In 2006, Agriculture Minister Mohammad-Reza Eskandari said Iran would become self-sufficient in red meat in 2006, in barley in 2007, in maize and rice by 2009, in sugar by 2010, in vegetable oils by 2011. None of that happened. (And, as mentioned above, Abbasi-Maroufan, last week pledged self-sufficiency in sugar by 2019.)
In January 2006, Supreme Leader Ali Khamenehi pressed farm leaders to make Iran self-sufficient in—all foods so the Islamic Republic is not subject to pressure from “bullies.”
“Today, when our country is the subject of ill will and vindictiveness from the bullies of the world,… the country needs to have food security—for its bread, for its daily food, for its cooking oil, for its meat—not to be dependent on other countries, not to be dependent on those who can demand its honor in exchange for these goods.”
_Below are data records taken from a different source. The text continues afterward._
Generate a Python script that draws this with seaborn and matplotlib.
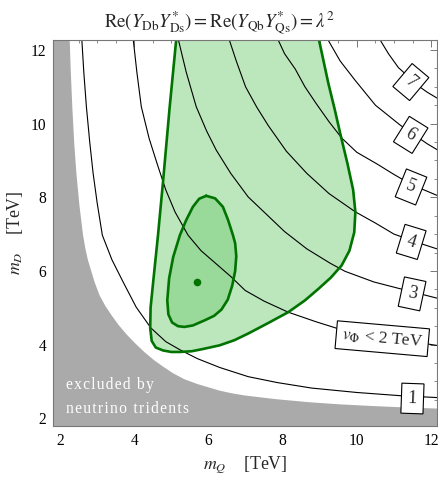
import numpy as np
import pandas as pd
import matplotlib
matplotlib.use("Agg")
import matplotlib.pyplot as plt
from matplotlib.ticker import MultipleLocator
import seaborn as sns

# v_Phi contours [TeV] traced in the (m_Q, m_D) plane
v1_mQ = [2.58, 2.64, 2.71, 2.80, 2.89, 3.00, 3.14, 3.40, 3.70, 4.05, 4.45, 4.85, 5.23, 5.70, 6.30, 7.07, 7.85, 8.78, 10.0, 11.21, 12.4]
v1_mD = [12.4, 11.4, 10.46, 9.5, 8.66, 7.85, 6.97, 6.30, 5.70, 5.02, 4.45, 4.08, 3.86, 3.62, 3.38, 3.13, 2.97, 2.82, 2.70, 2.61, 2.55]
v2_mQ = [3.96, 4.07, 4.19, 4.40, 4.62, 4.85, 5.10, 5.45, 5.80, 6.20, 6.60, 6.99, 7.50, 8.15, 8.90, 9.50, 10.69, 11.50, 12.4]
v2_mD = [12.4, 11.4, 10.46, 9.6, 8.9, 8.2, 7.6, 6.97, 6.55, 6.20, 5.85, 5.47, 5.18, 4.88, 4.62, 4.43, 4.22, 4.08, 3.94]
v3_mQ = [5.16, 5.40, 5.67, 5.95, 6.21, 6.60, 7.07, 7.55, 8.05, 8.65, 9.28, 9.68, 10.46, 11.50, 12.4]
v3_mD = [12.4, 11.4, 10.46, 9.8, 9.28, 8.65, 8.01, 7.55, 7.07, 6.60, 6.21, 5.99, 5.70, 5.43, 5.20]
v4_mQ = [6.52, 6.75, 7.00, 7.30, 7.61, 8.10, 8.65, 9.25, 9.95, 10.50, 11.00, 11.70, 12.4]
v4_mD = [12.4, 11.7, 11.00, 10.45, 9.95, 9.25, 8.65, 8.10, 7.61, 7.30, 7.00, 6.75, 6.52]
v5_mQ = [7.82, 8.05, 8.34, 8.60, 8.90, 9.25, 9.60, 10.0, 10.55, 11.0, 11.48, 12.4]
v5_mD = [12.4, 11.9, 11.48, 11.0, 10.55, 10.05, 9.60, 9.22, 8.90, 8.62, 8.34, 7.95]
v6_mQ = [9.15, 9.55, 9.95, 10.50, 11.18, 11.48, 11.90, 12.4]
v6_mD = [12.4, 11.7, 11.18, 10.50, 9.95, 9.74, 9.45, 9.15]
v7_mQ = [10.55, 10.85, 11.12, 11.33, 11.52, 11.90, 12.4]
v7_mD = [12.4, 11.90, 11.52, 11.33, 11.12, 10.85, 10.55]
contour_labels = ["1", r"$v_{\Phi}$ < 2 TeV", "3", "4", "5", "6", "7"]

# neutrino trident exclusion boundary
trident_mQ = [2.26, 2.26, 2.29, 2.33, 2.38, 2.44, 2.52, 2.62, 2.68, 2.75, 2.84, 2.93, 3.06, 3.22, 3.40, 3.58,
              3.80, 4.03, 4.27, 4.53, 4.78, 5.05, 5.35, 5.70, 6.00, 6.30, 6.62, 6.97, 7.80, 8.66, 9.50, 10.46,
              11.40, 12.27, 12.6]
trident_mD = [12.6, 12.27, 11.40, 10.46, 9.50, 8.66, 7.80, 6.97, 6.62, 6.30, 6.00, 5.70, 5.35, 5.05, 4.78, 4.53,
              4.27, 4.03, 3.80, 3.58, 3.40, 3.22, 3.06, 2.93, 2.84, 2.75, 2.68, 2.62, 2.52, 2.44, 2.38, 2.33,
              2.29, 2.26, 2.26]

# 2 sigma region
sig2_mQ = [5.16, 5.13, 4.95, 4.78, 4.64, 4.51, 4.44, 4.43, 4.47, 4.58, 4.78, 5.00, 5.23, 5.55, 5.85, 6.30, 6.70,
           7.07, 7.60, 8.15, 8.60, 8.96, 9.30, 9.59, 9.80, 9.93, 9.96, 9.90, 9.75, 9.55, 9.40, 9.23, 8.98, 8.95]
sig2_mD = [12.5, 12.27, 10.4, 8.47, 6.97, 5.70, 5.00, 4.45, 4.10, 3.92, 3.84, 3.80, 3.80, 3.82, 3.88, 3.98, 4.12,
           4.30, 4.58, 4.88, 5.20, 5.51, 5.82, 6.15, 6.55, 7.05, 7.60, 8.20, 8.90, 9.74, 10.4, 11.10, 12.27, 12.5]
# 1 sigma region
sig1_mQ = [5.94, 5.75, 5.58, 5.40, 5.23, 5.05, 4.94, 4.89, 4.92, 5.02, 5.18, 5.35, 5.58, 5.90, 6.15, 6.35, 6.52,
           6.64, 6.72, 6.75, 6.72, 6.66, 6.53, 6.39, 6.18]
sig1_mD = [8.04, 7.96, 7.74, 7.38, 6.97, 6.38, 5.80, 5.20, 4.82, 4.60, 4.50, 4.48, 4.52, 4.66, 4.78, 4.95, 5.22,
           5.60, 6.00, 6.40, 6.75, 6.97, 7.38, 7.74, 7.97]
best_fit_mQ = [5.70]
best_fit_mD = [5.70]

sns.set_theme(style="white")
plt.rcParams["font.family"] = ["Liberation Serif", "DejaVu Serif"]
plt.rcParams["mathtext.fontset"] = "stix"

fig = plt.figure(figsize=(4.39, 4.78), dpi=100)
ax = fig.add_axes([53 / 439, 1 - 426 / 478, 384 / 439, 386 / 478])
ax.set_xlim(1.81, 12.16)
ax.set_ylim(1.79, 12.27)

GREEN_EDGE = "#007300"

# excluded region
ax.fill(trident_mQ + [12.6, 1.5, 1.5], trident_mD + [1.5, 1.5, 12.6],
        color="#aaaaaa", lw=0, zorder=1)

# fit regions
ax.fill(sig2_mQ, sig2_mD, color="#bce6bc", lw=0, zorder=2)
ax.fill(sig1_mQ, sig1_mD, color="#99d999", lw=0, zorder=2.5)

# v_Phi contours
curves = [(v1_mQ, v1_mD), (v2_mQ, v2_mD), (v3_mQ, v3_mD), (v4_mQ, v4_mD),
          (v5_mQ, v5_mD), (v6_mQ, v6_mD), (v7_mQ, v7_mD)]
for cx, cy in curves:
    df = pd.DataFrame({"mQ": cx, "mD": cy})
    sns.lineplot(data=df, x="mQ", y="mD", sort=False, estimator=None,
                 color="black", lw=0.8, ax=ax, zorder=3)

# region boundaries
ax.plot(sig2_mQ, sig2_mD, color=GREEN_EDGE, lw=1.9, zorder=4, solid_joinstyle="round")
ax.plot(sig1_mQ + sig1_mQ[:1], sig1_mD + sig1_mD[:1], color=GREEN_EDGE, lw=1.9, zorder=4,
        solid_joinstyle="round")
sns.scatterplot(x=best_fit_mQ, y=best_fit_mD, color=GREEN_EDGE, s=30, linewidth=0,
                ax=ax, zorder=5)

# contour labels
label_pos = [(11.50, 2.59, -2), (10.69, 4.22, -5), (11.50, 5.43, -12), (11.48, 6.84, -17),
             (11.48, 8.33, -22), (11.48, 9.74, -32), (11.49, 11.17, -40)]
for text, (lx, ly, rot) in zip(contour_labels, label_pos):
    is_digit = text.isdigit()
    ax.text(lx, ly, text, fontsize=13 if is_digit else 12.5, rotation=rot,
            rotation_mode="anchor", ha="center", va="center_baseline", zorder=6,
            bbox=dict(boxstyle="square,pad=0.36" if is_digit else "square,pad=0.3",
                      fc="white", ec="black", lw=0.8))

hair = "\u200a"
ax.text(2.15, 2.79, hair.join("excluded by"), color="white", fontsize=11.2,
        va="baseline", ha="left", zorder=6)
ax.text(2.15, 2.14, hair.join("neutrino tridents"), color="white", fontsize=11.2,
        va="baseline", ha="left", zorder=6)

# frame and ticks
for sp in ax.spines.values():
    sp.set_color("#777777")
    sp.set_linewidth(0.8)
    sp.set_zorder(7)
ax.xaxis.set_major_locator(MultipleLocator(2))
ax.yaxis.set_major_locator(MultipleLocator(2))
ax.xaxis.set_minor_locator(MultipleLocator(0.5))
ax.yaxis.set_minor_locator(MultipleLocator(0.5))
ax.tick_params(which="both", direction="in", top=True, right=True,
               color="#777777", labelcolor="black", labelsize=11.2)
ax.tick_params(which="major", length=5, width=0.7, pad=5)
ax.tick_params(which="minor", length=2.5, width=0.6)
ax.set_xlabel(r"$m_{Q}$" + "    [TeV]", fontsize=12.8, labelpad=4)
ax.set_ylabel(r"$m_{D}$" + "    [TeV]", fontsize=12.8, labelpad=4)

fig.text(0.5, 1 - 27 / 478,
         r"$\mathrm{Re}(Y_{\mathrm{Db}}Y^{*}_{\mathrm{Ds}}) = \mathrm{Re}(Y_{\mathrm{Qb}}Y^{*}_{\mathrm{Qs}}) = \lambda^{2}$",
         ha="center", va="baseline", fontsize=13.6)

fig.savefig("out.png", dpi=100)
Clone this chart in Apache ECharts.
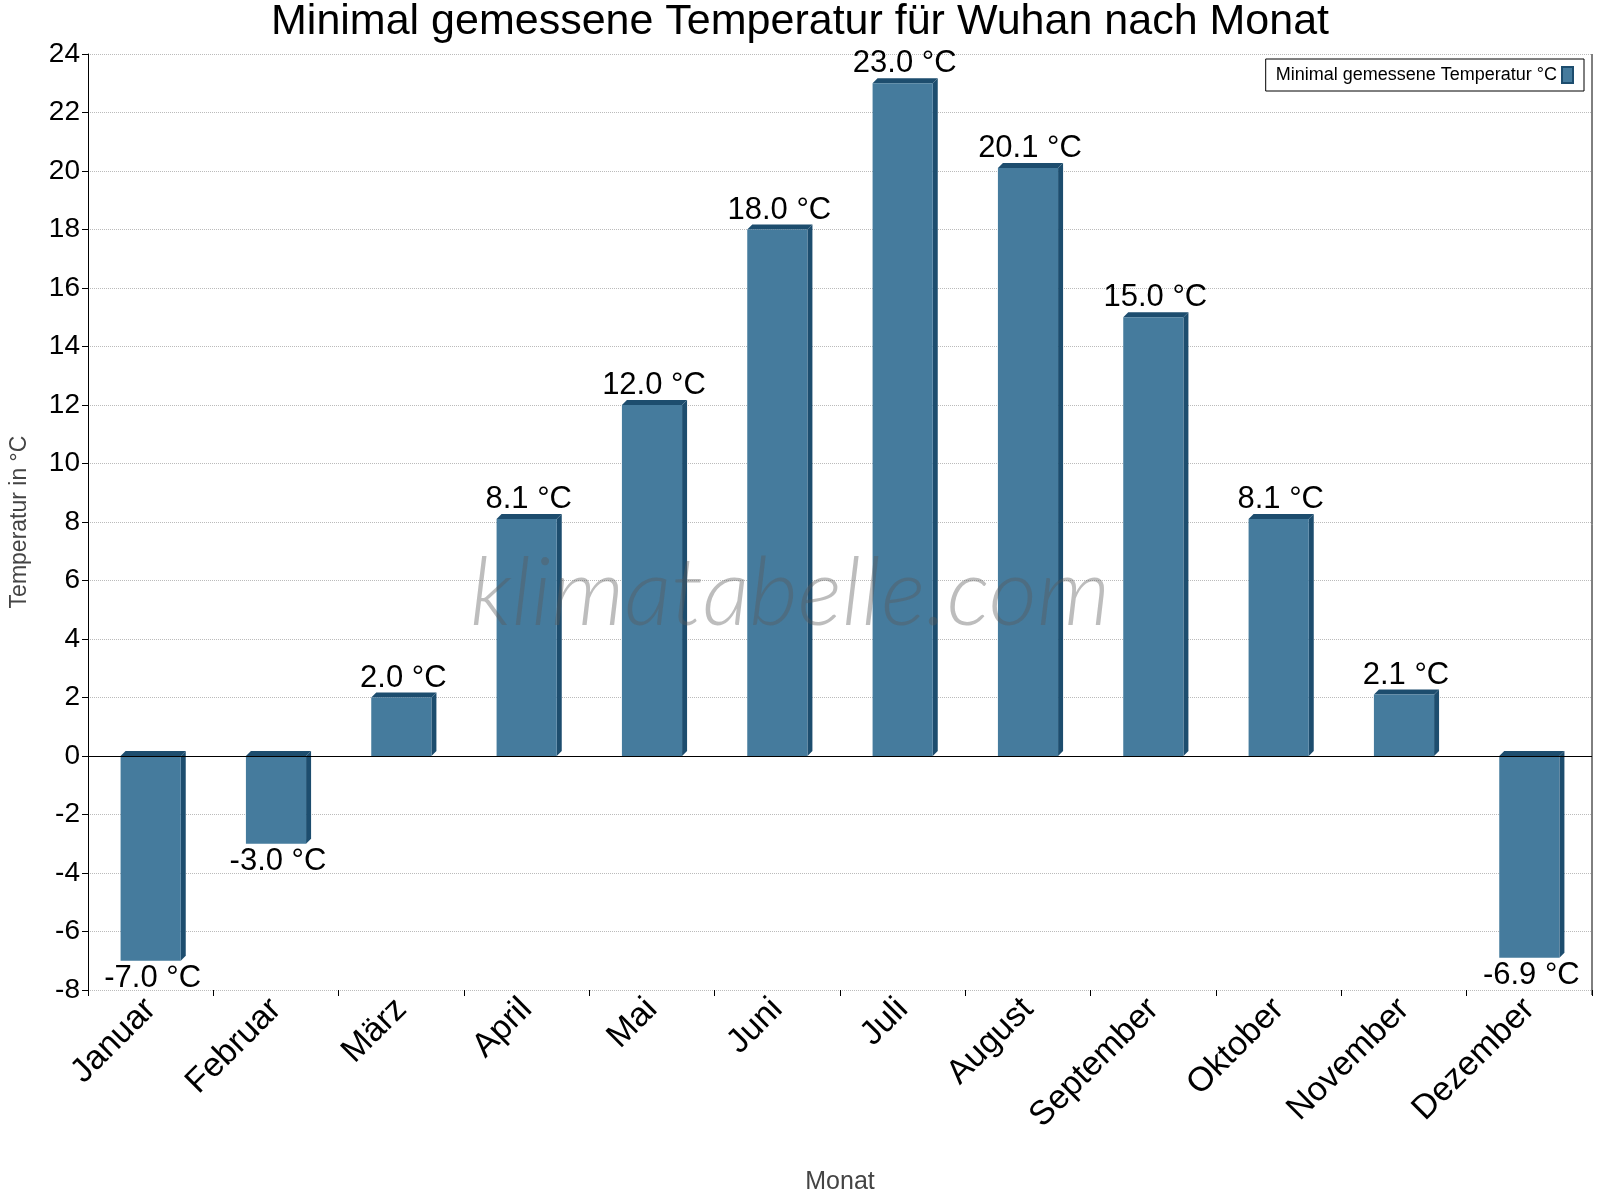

Khamenehi said that under the Shah other countries, unnamed, tried to make Iran dependent on them for food in order to have markets for their wheat and other products.
Many agricultural specialists say self-sufficiency in most agricultural fields is not even a reasonable goal for Iran given its frequent droughts and erratic climatic conditions. Economists also almost universally scoff at autarky as an economic principle discredited centuries ago. They stress inter-dependence with countries exporting those goods for which they have a natural advantage and importing those goods for which others have a natural advantage.
The United States barred all exports to Iran, including food briefly, in the mid-1990s, but soon lifted the food ban. As a practical matter, economists say, food embargoes are meaningless because too many countries produce food for export; if Country A stops wheat sales to Country Z, then Countries B thru J will swiftly line up to supply Country Z, so that Khamenehi’s horrific vision is not logical.
Despite that, autarky has a popular appeal with citizens in many countries—including the United States, although officials in the United States do not advocate autarky and just brush off its vocal advocates.